The minister of finance and planning, other government dignitaries and the developmental partners pose for a group photo during the launching of the second phase of enhancing community resilience project (Photo: Taban Henry)

By Taban Henry

The government of South Sudan through the Ministry of Finance and Planning including other development partners has on Wednesday launched 120 million US dollars’ project to enhance community Resilience and local governance project in its phase two.

The second phase of the community resilience project is a five year project funded by the World Bank and implemented by the National Ministry of Finance and Planning in partnership with the Local Government Board with support of the International Organization for Migration.

Speaking during the launch of the second phase resilience project, Firas Raad the World Bank Country Manager said that project will improve access to basic infrastructure and strengthen community institutions as well as enhancing flood resilience.

He said the project is expected to benefit 920,000 people in 12 of the country’s 79 counties with a geographical focus on Greater Upper Nile region including Refugee-hosting and flood-prone areas.

“The US$120 million grant financing for South Sudan by the International Development Association (IDA) includes US$20 million from IDA Window for Host Communities, Refugees and US$30 million from the IDA Crisis Response Window,” he disclosed.

Raad hinted that the years of conflict and floods had a devastating effect on the South Sudan economy and people saying millions of South Sudanese have been displaced and already scarce social and physical infrastructure have been damaged.

He cited that the protracted conflict and recurring flooding, with the resulting forced displacement, have further eroded the social fabric, weakening both formal and informal institutions.

The World Bank Country Manager mentioned that only 7 percent of the population in South Sudan has access to electricity, 40% have access to safe water and just 10% have access to improved sanitation adding that 7 out of 10 South Sudanese lack access to healthcare and a similar share of school-age children are not attending school despite the immense need.

He underlined that local government and community institutions have been unable to deliver services such as water, health and education due to capacity and resource constrain.

To help address some challenges the world Bank has provided significant support since 2014 to aid in strengthening local institutions and the establishment of sustainable community driven service delivery system to help foster social cohesion among different community groups.

Building on its predecessor projects, ECRP-II will scale up these efforts with the focus on conflict-affected and vulnerable areas, while also providing much needed investments to reduce flood risk in some of the country’s most flood-prone counties.

Raad obliqued that to ensure that the development gains are sustained, ECRP-II also emphasize strengthening capacities of the government at different levels to provide services and better manage climate related disasters.

Meanwhile Peter Van Der Auweraet, the IOM Chief of Party in South Sudan said they work in humanitarian assistance and development work and other Un agencies are operating in humanitarian assistance and the humanitarian donors have been ask to do more things such as infrastructure, education, health capacity building among other things to be done by the development partners.

He said Some of the intervention done by the humanitarian donor community has been short term which should had a long term perspectives that they should have had not simply because the donor do not have fund but because the nature of the funding is short term.

“When you have 6 month terms you cannot plan long term.
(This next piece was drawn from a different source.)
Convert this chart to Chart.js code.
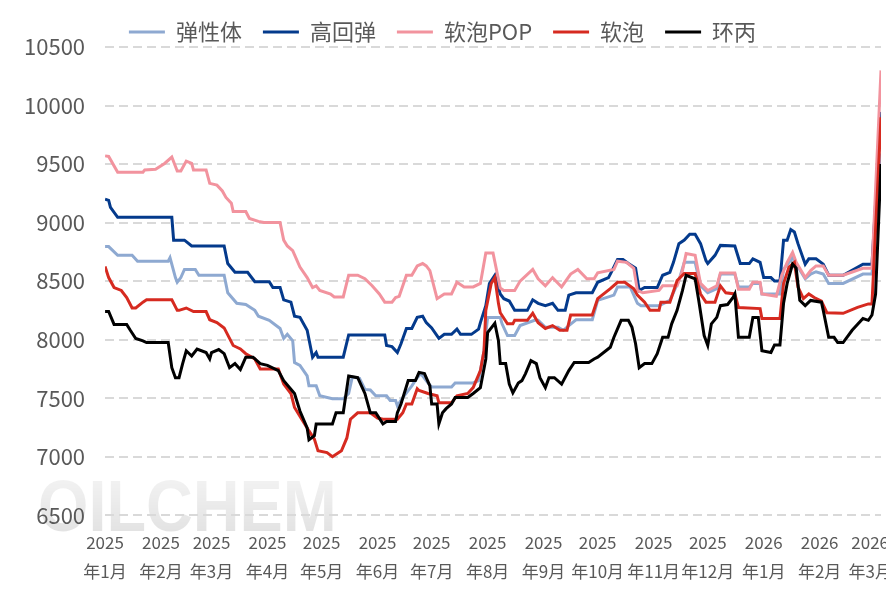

So I am pleased that the World Bank are already engaged with UNOB and IOM so we need long term projects in order for us to engage in other development projects,” he stressed.

Meanwhile, the Minister of Finance and Planning Agak Achuil Lual applauded the World Bank for supporting various projects in South Sudan particularly enhancing community resilience project phase two.
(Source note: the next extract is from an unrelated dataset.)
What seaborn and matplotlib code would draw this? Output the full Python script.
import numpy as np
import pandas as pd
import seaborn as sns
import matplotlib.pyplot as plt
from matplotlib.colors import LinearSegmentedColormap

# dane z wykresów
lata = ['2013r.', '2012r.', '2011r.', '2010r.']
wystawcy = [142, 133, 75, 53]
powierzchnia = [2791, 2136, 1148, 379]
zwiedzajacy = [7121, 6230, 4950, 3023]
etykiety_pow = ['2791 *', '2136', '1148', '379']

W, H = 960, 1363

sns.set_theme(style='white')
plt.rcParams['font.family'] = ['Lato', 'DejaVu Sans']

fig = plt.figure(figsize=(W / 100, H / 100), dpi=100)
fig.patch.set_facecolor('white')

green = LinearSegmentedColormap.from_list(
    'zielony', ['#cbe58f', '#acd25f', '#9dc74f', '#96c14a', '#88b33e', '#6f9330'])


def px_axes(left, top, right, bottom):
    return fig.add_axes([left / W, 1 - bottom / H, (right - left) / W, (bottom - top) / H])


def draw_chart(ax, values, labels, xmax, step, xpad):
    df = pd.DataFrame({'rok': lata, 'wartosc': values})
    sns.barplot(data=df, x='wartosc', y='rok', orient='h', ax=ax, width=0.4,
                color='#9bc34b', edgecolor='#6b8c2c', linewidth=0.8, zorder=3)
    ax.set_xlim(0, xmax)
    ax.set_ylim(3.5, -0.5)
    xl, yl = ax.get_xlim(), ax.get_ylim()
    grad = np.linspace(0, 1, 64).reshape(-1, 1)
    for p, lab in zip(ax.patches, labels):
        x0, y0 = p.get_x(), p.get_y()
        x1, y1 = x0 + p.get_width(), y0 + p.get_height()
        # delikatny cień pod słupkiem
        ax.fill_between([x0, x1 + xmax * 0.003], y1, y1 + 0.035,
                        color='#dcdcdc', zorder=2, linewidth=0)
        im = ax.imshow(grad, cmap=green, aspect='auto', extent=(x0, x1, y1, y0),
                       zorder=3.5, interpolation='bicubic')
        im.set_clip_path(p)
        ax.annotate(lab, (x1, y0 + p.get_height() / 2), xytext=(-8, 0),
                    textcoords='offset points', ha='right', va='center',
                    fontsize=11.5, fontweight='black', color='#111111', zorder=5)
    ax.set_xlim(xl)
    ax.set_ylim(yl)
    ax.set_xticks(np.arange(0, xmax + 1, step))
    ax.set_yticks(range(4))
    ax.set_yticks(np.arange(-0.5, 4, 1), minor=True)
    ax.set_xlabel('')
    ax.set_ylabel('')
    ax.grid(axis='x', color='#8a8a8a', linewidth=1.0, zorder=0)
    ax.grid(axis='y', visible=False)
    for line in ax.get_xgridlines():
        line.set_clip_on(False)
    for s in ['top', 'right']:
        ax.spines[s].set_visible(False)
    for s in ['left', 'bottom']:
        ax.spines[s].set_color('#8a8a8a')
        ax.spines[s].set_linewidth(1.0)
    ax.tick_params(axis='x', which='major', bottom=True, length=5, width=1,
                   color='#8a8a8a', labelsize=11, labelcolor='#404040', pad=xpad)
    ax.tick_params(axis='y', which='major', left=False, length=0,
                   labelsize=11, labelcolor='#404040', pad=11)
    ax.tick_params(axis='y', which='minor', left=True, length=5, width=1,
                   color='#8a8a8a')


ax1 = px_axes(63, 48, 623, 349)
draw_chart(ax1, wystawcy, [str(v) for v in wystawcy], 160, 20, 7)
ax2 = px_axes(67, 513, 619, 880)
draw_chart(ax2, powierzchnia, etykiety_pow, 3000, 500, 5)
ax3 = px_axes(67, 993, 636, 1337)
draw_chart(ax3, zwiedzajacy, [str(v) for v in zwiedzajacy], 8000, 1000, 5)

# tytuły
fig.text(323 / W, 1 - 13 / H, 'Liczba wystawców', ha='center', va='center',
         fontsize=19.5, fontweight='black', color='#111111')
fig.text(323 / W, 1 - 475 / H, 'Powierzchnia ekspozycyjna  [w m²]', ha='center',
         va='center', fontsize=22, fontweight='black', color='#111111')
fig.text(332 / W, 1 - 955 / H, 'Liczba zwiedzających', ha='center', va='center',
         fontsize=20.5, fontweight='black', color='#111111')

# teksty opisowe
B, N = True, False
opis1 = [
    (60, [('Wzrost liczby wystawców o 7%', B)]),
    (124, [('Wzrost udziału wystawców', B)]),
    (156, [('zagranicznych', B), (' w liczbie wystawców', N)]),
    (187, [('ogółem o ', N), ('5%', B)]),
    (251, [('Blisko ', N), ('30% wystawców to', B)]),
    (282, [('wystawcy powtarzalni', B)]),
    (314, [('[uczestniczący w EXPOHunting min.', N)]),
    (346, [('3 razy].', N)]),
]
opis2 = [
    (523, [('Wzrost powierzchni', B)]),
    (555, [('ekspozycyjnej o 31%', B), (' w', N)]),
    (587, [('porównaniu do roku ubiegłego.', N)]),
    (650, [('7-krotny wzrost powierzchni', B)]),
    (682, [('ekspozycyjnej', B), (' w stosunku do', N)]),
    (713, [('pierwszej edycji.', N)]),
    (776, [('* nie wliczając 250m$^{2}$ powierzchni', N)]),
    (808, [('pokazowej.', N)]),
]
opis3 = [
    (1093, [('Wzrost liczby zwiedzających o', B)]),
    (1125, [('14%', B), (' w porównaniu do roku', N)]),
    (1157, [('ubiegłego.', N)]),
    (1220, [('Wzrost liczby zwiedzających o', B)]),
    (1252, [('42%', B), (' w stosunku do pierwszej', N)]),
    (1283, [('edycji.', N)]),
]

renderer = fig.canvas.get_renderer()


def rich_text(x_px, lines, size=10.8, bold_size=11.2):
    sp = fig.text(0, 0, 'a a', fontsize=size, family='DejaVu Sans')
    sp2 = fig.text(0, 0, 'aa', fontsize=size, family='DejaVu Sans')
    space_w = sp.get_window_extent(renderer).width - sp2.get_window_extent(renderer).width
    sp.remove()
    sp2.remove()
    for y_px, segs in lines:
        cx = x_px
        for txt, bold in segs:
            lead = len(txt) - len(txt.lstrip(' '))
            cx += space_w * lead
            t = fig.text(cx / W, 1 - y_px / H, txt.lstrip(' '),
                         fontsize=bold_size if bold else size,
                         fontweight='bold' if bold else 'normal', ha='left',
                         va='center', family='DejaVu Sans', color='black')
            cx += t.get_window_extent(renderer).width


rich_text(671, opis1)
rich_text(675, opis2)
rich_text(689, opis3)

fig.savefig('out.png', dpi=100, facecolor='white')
He added that previously the World Bank financed the local governance and service delivery project commonly known as the LOGOSEED which was successfully implemented. “We assure the World Bank that the people of South Sudan and the ministry of Finance and Planning are committed to successfully implement the project. I am well aware that the primary responsibility of the government is to provide basic service delivery and infrastructure to its population. The South Sudan government is committed in doing its best to create conducive environment despite the many challenges,” he said.